それにしても、「癌」と言えば「告知」の問題があるのだと思っていたが、 父の場合はあっさり告知してしまったな。まあ、治る見込みも割合大きく、 末期の患者に比べたらましな方という事もあるのだろう。
私の大学の同期の父親も2人癌である。そろそろ子どもが大学に入る位だから、その親もそういう歳に 差し掛かりつつあるのだろうと思うと、未だに職のない我が身が情けなくなる。

それはそれとして
父は下半身に管(くだ)をとおしている。排尿のためと、微量だが出血した血を溜めるためである。 それから点滴を打っていたが、大部屋にうつってから食事が取れるようになったので2、3週間でこれは外すことができた。 また、先日管のうち血の方のやつが外す事ができた。未だに入院中だが、排尿用の管が外せたら 退院らしい。

まだ、癌が体内に残っているかどうかは聞かされていない。
もし残っていなければ、病院とおさらばなのだが・・・
(一つ懸念。私だけが今回の癌に関して直前まで蚊帳の外だった。
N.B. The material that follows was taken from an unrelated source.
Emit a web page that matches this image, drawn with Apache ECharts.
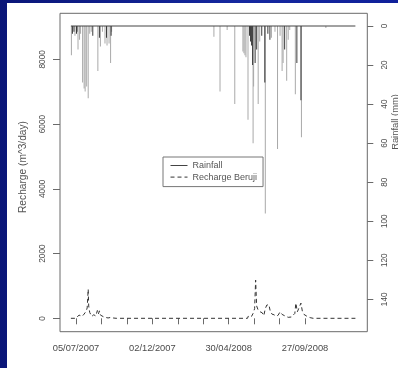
<!DOCTYPE html>
<html>
<head>
<meta charset="utf-8">
<script src="https://cdn.jsdelivr.net/npm/echarts@6/dist/echarts.min.js"></script>
<style>
html,body{margin:0;padding:0;width:398px;height:368px;overflow:hidden;background:linear-gradient(to right,#0a1678,#15289f 60%,#0f209a);}
#paper{position:absolute;left:7px;top:3px;width:391px;height:365px;background:#fff;}
#c{position:absolute;left:0;top:0;width:398px;height:368px;}
</style>
</head>
<body>
<div id="paper"></div>
<div id="c"></div>
<script>
// ---- data ----
const rainLightDates = ['2007-06-26','2007-07-03','2007-07-09','2007-07-12','2007-07-14','2007-07-18','2007-07-21','2007-07-23','2007-07-26','2007-07-29','2007-08-01','2007-08-04','2007-08-17','2007-08-22','2007-08-26','2007-08-31','2007-09-04','2007-09-08','2007-09-11','2007-09-13','2008-04-01','2008-04-13','2008-04-27','2008-05-12','2008-05-28','2008-05-30','2008-06-01','2008-06-03','2008-06-07','2008-06-17','2008-06-18','2008-06-27','2008-06-30','2008-07-11','2008-07-23','2008-07-30','2008-08-04','2008-08-09','2008-08-13','2008-08-15','2008-08-22','2008-08-25','2008-08-28','2008-09-08','2008-09-20','2008-11-07'];
const rainLightMm = [15,5,12,7,4,29,32,33.5,31,37,4,3,23,10.5,3,9,10,9,19,3,5.5,33.5,2,40,13,14,15,16,48,60,31,40,8,96,6,3,63,5,23,19,28,7,2,35,57,1];
const rainDarkDates = ['2007-06-28','2007-07-01','2007-07-06','2007-07-07','2007-08-07','2007-08-20','2007-09-03','2007-09-12','2008-06-10','2008-06-12','2008-06-14','2008-06-16','2008-06-21','2008-06-24','2008-07-04','2008-07-10','2008-07-16','2008-07-20','2008-08-18','2008-09-11','2008-09-19'];
const rainDarkMm = [4,3,4,3,5,6,6,5,5,8,10,20,19,12,5,29,4,7,12,19,38];
const rainBaseDates = ['2007-06-25','2009-01-04'];
const rainBaseMm = [0,0];
const rechargeDates = ['2007-06-25','2007-07-05','2007-07-07','2007-07-11','2007-07-14','2007-07-17','2007-07-21','2007-07-25','2007-07-27','2007-07-29','2007-07-30','2007-08-01','2007-08-03','2007-08-05','2007-08-09','2007-08-13','2007-08-16','2007-08-18','2007-08-20','2007-08-22','2007-08-25','2007-08-29','2007-09-02','2007-09-06','2007-09-12','2007-09-16','2007-09-22','2008-06-06','2008-06-08','2008-06-11','2008-06-14','2008-06-17','2008-06-20','2008-06-22','2008-06-24','2008-06-27','2008-07-01','2008-07-05','2008-07-08','2008-07-11','2008-07-14','2008-07-18','2008-07-21','2008-07-24','2008-07-28','2008-08-01','2008-08-05','2008-08-09','2008-08-13','2008-08-19','2008-08-25','2008-08-31','2008-09-03','2008-09-07','2008-09-09','2008-09-12','2008-09-15','2008-09-19','2008-09-22','2008-09-25','2008-10-01','2008-10-07','2008-10-13','2009-01-04'];
const rechargeVals = [0,0,40,100,150,60,130,220,320,900,380,180,120,60,110,70,240,130,230,100,70,40,25,10,30,10,0,0,80,120,60,150,300,1180,380,250,200,170,80,300,410,420,200,130,110,70,90,200,120,70,30,40,30,150,470,200,250,470,200,120,60,20,0,0];
const xTickDates = ['2007-07-05','2007-08-24','2007-10-13','2007-12-02','2008-01-21','2008-03-11','2008-04-30','2008-06-19','2008-08-08','2008-09-27'];
const xLabelDates = ['2007-07-05','2007-12-02','2008-04-30','2008-09-27'];
const yLeftTicks = [0,2000,4000,6000,8000];
const yRightTicks = [0,20,40,60,80,100,120,140];

// ---- helpers ----
function ts(s){const p=s.split('-').map(Number);return new Date(p[0],p[1]-1,p[2]).getTime();}
function pairs(d,v){return d.map((x,i)=>[ts(x),v[i]]);}
function fmt(t){const d=new Date(t);const z=n=>(n<10?'0':'')+n;return z(d.getDate())+'/'+z(d.getMonth()+1)+'/'+d.getFullYear();}
const DAY=86400000;
const base=ts('2007-07-05');
const FONT='Liberation Sans, Arial, sans-serif';

const chart=echarts.init(document.getElementById('c'),null,{renderer:'canvas'});
chart.setOption({
  animation:false,
  backgroundColor:'transparent',
  grid:{left:60,top:13.3,right:30.7,bottom:36.3,show:true,borderColor:'#6a6a6a',borderWidth:1,backgroundColor:'transparent'},
  legend:{
    orient:'vertical',left:163,top:157,
    padding:[4,6,5,7],itemGap:2.6,itemWidth:17,itemHeight:10,
    backgroundColor:'#fff',borderColor:'#777',borderWidth:1,borderRadius:0,
    itemStyle:{color:'rgba(0,0,0,0)',borderWidth:0,opacity:0},
    lineStyle:{width:1},
    textStyle:{fontSize:9,color:'#555',fontFamily:FONT},
    data:['Rainfall','Recharge Beruji']
  },
  xAxis:{
    type:'value',
    min:base-31.4*DAY,max:base+572.4*DAY,
    axisLine:{show:false},splitLine:{show:false},
    axisTick:{show:true,length:6,inside:false,lineStyle:{color:'#6a6a6a'},customValues:xTickDates.map(ts)},
    axisLabel:{customValues:xLabelDates.map(ts),formatter:v=>fmt(v),fontSize:9.3,color:'#4a4a4a',fontFamily:FONT,margin:12}
  },
  yAxis:[
    {type:'value',min:-414,max:9421,position:'left',
     axisLine:{show:false},splitLine:{show:false},
     axisTick:{show:true,length:7,lineStyle:{color:'#6a6a6a'},customValues:yLeftTicks},
     axisLabel:{customValues:yLeftTicks,formatter:v=>String(v),rotate:90,fontSize:8.4,color:'#4a4a4a',fontFamily:FONT,margin:13.5}},
    {type:'value',min:-6.51,max:156.6,inverse:true,position:'right',
     axisLine:{show:false},splitLine:{show:false},
     axisTick:{show:true,length:6,lineStyle:{color:'#6a6a6a'},customValues:yRightTicks},
     axisLabel:{customValues:yRightTicks,formatter:v=>String(v),rotate:90,fontSize:8.2,color:'#4a4a4a',fontFamily:FONT,margin:13.5}}
  ],
  graphic:[
    {type:'text',x:23.3,y:167,rotation:Math.PI/2,style:{text:'Recharge (m^3/day)',fontSize:10.2,fill:'#555',fontFamily:FONT,align:'center',verticalAlign:'middle'}},
    {type:'text',x:395,y:122,rotation:Math.PI/2,style:{text:'Rainfall (mm)',fontSize:9.4,fill:'#555',fontFamily:FONT,align:'center',verticalAlign:'middle'}}
  ],
  series:[
    {name:'RainLight',type:'bar',xAxisIndex:0,yAxisIndex:1,barWidth:1,barGap:'-100%',
     itemStyle:{color:'#a9a9a9'},data:pairs(rainLightDates,rainLightMm),z:2},
    {name:'RainDark',type:'bar',xAxisIndex:0,yAxisIndex:1,barWidth:1,barGap:'-100%',
     itemStyle:{color:'#3a3a3a'},data:pairs(rainDarkDates,rainDarkMm),z:3},
    {name:'Rainfall',type:'line',xAxisIndex:0,yAxisIndex:1,symbol:'none',
     lineStyle:{color:'#444',width:1},itemStyle:{color:'#444'},data:pairs(rainBaseDates,rainBaseMm),z:4},
    {name:'Recharge Beruji',type:'line',xAxisIndex:0,yAxisIndex:0,symbol:'none',
     lineStyle:{color:'#333',width:1,type:[4,3]},itemStyle:{color:'#333'},data:pairs(rechargeDates,rechargeVals),z:5}
  ]
});
</script>
</body>
</html>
体内の癌についても同様なの ではないかと、疑心暗鬼に陥っている今日このごろである・・・・。)
話は変わるが
父が妙な漢方薬にはまっている。
危ないから止めろと言っても決して決して聞き入れようとしない。 以前はこんなことは絶対なかった。この病院に来て癌と診断される前、父はあちこちの 病院や医者に見てもらったが、どこに行っても「異常なし」と言われていた。 妙な薬にはまる様になったのは、それからである。癌の診断は難しいと言う事は良く解るので、 医者を責める気はさらさらない。ただ、癌が直接「死」につながらないからと言って、 自分が癌である事を知ることは「死」を示唆されたようなもの、精神的によほどこたえたのだと思う。 ただでさえ息子が24にもなって就職しない事に頭を痛めていた時だけに・・・・
また、体力が自慢だった父もよる年波に勝てず、最近はめっきり衰えを感じていたところでもある。 いくつかの要因が重なって、妙な迷信にはまっている様なものであろう。

原因の一端が自分にもあると思うと、気が重い。
そういえば親をこんな目で見るようになったのはいつからであろう。
幼い時、父は絶対的に安定した存在だと確信していたのに。

何にしてもやめさせなければ、治るものも治らんだろう。
無理矢理取り上げるのは逆効果だと思う。